• PROVIDED MATERIAL:
★ ★ ★ ★ ★ ★ ★
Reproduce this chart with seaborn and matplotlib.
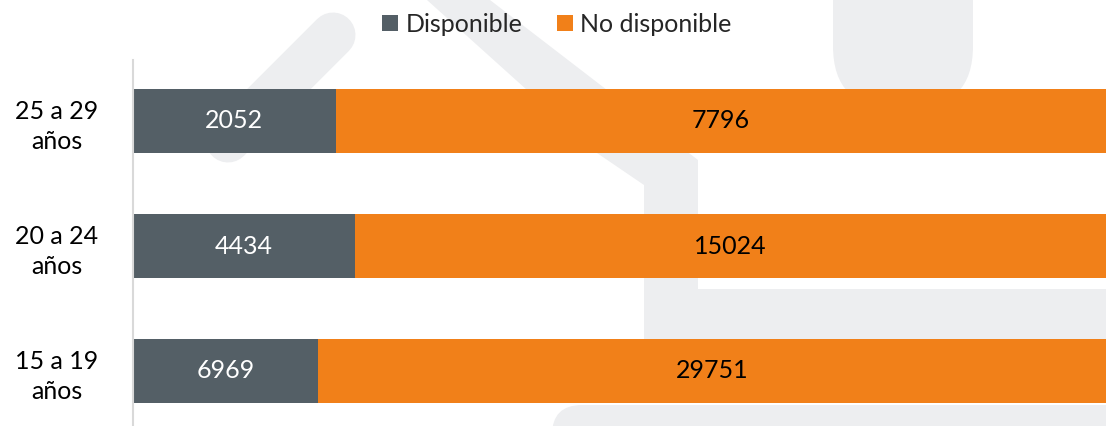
★ ★ ★ ★ ★ ★ ★
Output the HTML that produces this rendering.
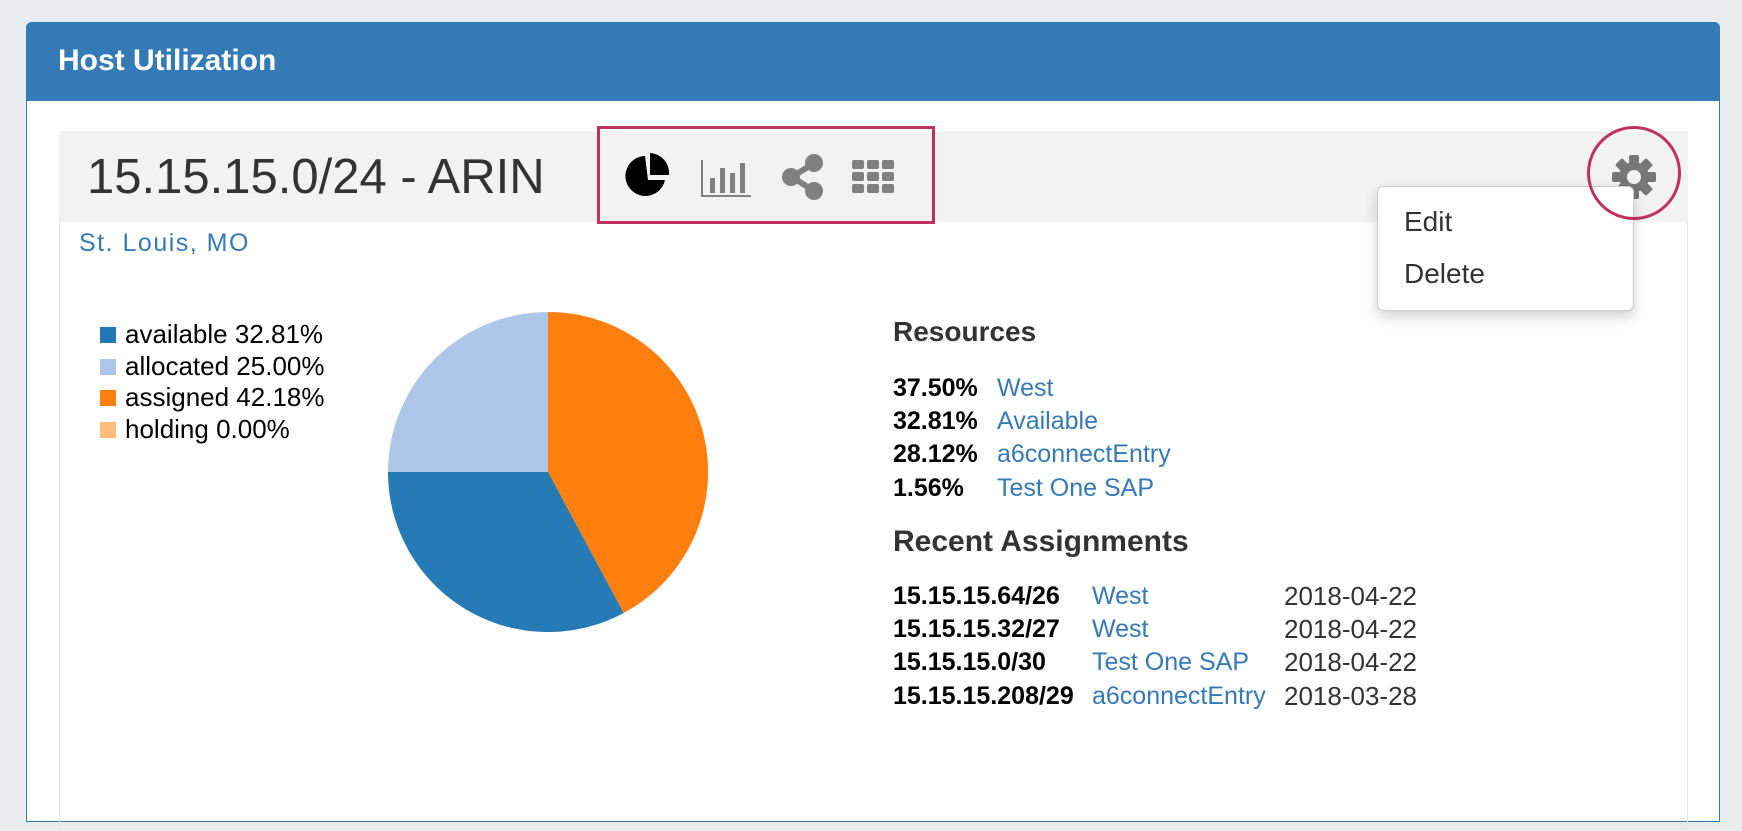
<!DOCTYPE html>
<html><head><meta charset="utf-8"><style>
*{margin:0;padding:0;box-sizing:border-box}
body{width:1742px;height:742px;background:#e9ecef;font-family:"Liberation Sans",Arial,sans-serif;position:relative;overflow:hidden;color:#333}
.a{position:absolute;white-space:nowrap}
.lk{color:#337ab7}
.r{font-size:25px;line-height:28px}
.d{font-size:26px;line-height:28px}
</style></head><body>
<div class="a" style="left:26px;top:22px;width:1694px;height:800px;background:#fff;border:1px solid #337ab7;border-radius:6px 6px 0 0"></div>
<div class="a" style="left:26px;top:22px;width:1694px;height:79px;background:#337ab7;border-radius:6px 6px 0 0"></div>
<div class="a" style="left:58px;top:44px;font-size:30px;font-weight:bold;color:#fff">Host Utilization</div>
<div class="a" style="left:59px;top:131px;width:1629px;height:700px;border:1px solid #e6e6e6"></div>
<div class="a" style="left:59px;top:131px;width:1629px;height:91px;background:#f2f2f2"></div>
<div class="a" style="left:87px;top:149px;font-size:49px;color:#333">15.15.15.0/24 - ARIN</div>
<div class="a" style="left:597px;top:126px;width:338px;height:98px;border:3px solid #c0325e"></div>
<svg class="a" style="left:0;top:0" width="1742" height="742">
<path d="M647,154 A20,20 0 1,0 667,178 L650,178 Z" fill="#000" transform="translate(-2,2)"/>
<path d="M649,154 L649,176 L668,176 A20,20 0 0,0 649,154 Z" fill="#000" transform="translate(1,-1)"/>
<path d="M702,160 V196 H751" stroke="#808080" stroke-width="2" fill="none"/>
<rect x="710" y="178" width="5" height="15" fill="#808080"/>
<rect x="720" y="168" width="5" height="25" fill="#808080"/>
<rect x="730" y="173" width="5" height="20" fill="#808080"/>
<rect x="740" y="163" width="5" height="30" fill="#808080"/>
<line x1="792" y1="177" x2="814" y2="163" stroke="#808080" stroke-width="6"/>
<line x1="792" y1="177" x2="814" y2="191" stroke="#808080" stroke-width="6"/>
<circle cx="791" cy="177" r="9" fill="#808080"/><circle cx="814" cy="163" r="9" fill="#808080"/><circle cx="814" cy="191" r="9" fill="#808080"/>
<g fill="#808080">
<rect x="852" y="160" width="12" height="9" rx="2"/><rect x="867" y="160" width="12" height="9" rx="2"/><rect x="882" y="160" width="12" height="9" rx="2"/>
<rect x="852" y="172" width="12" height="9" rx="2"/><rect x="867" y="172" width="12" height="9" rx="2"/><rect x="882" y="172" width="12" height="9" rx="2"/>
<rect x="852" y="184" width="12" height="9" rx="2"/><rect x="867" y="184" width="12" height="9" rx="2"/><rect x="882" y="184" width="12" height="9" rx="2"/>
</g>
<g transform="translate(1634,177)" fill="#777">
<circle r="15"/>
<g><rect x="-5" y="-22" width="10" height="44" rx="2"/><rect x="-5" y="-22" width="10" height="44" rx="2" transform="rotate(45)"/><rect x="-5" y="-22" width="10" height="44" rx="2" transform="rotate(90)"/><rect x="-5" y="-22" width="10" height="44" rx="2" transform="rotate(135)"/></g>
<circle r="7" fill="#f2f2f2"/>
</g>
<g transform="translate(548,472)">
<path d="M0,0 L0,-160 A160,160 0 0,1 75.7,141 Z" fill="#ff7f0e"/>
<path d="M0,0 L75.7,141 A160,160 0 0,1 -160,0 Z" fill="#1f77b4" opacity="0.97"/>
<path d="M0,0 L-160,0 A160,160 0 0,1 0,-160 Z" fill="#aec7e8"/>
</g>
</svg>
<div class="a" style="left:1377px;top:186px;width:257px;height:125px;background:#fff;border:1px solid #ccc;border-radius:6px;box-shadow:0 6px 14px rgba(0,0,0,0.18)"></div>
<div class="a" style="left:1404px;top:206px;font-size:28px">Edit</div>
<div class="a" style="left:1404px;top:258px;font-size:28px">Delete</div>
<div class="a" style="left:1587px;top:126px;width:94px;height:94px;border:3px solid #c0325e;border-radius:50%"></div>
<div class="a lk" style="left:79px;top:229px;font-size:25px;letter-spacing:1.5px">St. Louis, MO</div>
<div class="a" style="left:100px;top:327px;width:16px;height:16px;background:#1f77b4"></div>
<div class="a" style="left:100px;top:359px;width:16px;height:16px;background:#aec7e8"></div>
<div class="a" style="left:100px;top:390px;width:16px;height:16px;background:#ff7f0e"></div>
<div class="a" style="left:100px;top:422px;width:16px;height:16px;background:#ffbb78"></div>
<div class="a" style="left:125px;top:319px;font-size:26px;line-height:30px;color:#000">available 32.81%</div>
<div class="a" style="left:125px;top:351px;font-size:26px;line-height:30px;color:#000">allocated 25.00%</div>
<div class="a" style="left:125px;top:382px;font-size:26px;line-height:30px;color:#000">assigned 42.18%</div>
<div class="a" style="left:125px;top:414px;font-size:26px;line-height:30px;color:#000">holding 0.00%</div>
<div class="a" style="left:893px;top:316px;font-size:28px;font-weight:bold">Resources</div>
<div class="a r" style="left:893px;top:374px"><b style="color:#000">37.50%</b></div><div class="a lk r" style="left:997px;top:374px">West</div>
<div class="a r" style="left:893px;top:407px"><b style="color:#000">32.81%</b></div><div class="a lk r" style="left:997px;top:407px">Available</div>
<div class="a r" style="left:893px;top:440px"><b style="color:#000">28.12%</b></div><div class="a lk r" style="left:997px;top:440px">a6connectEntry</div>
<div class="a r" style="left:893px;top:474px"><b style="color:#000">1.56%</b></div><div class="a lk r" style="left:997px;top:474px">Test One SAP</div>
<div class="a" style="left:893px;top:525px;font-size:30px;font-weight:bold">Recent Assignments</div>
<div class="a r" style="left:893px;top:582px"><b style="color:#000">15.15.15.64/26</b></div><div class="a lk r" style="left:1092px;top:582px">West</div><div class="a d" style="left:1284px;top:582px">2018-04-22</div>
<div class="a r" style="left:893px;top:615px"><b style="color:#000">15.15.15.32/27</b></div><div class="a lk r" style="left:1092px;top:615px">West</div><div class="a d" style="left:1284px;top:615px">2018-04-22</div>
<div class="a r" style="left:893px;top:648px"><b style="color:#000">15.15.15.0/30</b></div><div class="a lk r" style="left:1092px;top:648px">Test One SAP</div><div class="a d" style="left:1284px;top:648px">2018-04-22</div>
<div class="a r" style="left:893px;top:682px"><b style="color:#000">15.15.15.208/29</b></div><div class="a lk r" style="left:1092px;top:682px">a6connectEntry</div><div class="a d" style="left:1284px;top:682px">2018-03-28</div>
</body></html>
★ ★ ★ ★ ★ ★ ★
• GIVEN PROBLEM: Using the entries above, find all lines with "this". Copy them.

• OUTPUT BELOW:
Reproduce this chart with seaborn and matplotlib.
Output the HTML that produces this rendering.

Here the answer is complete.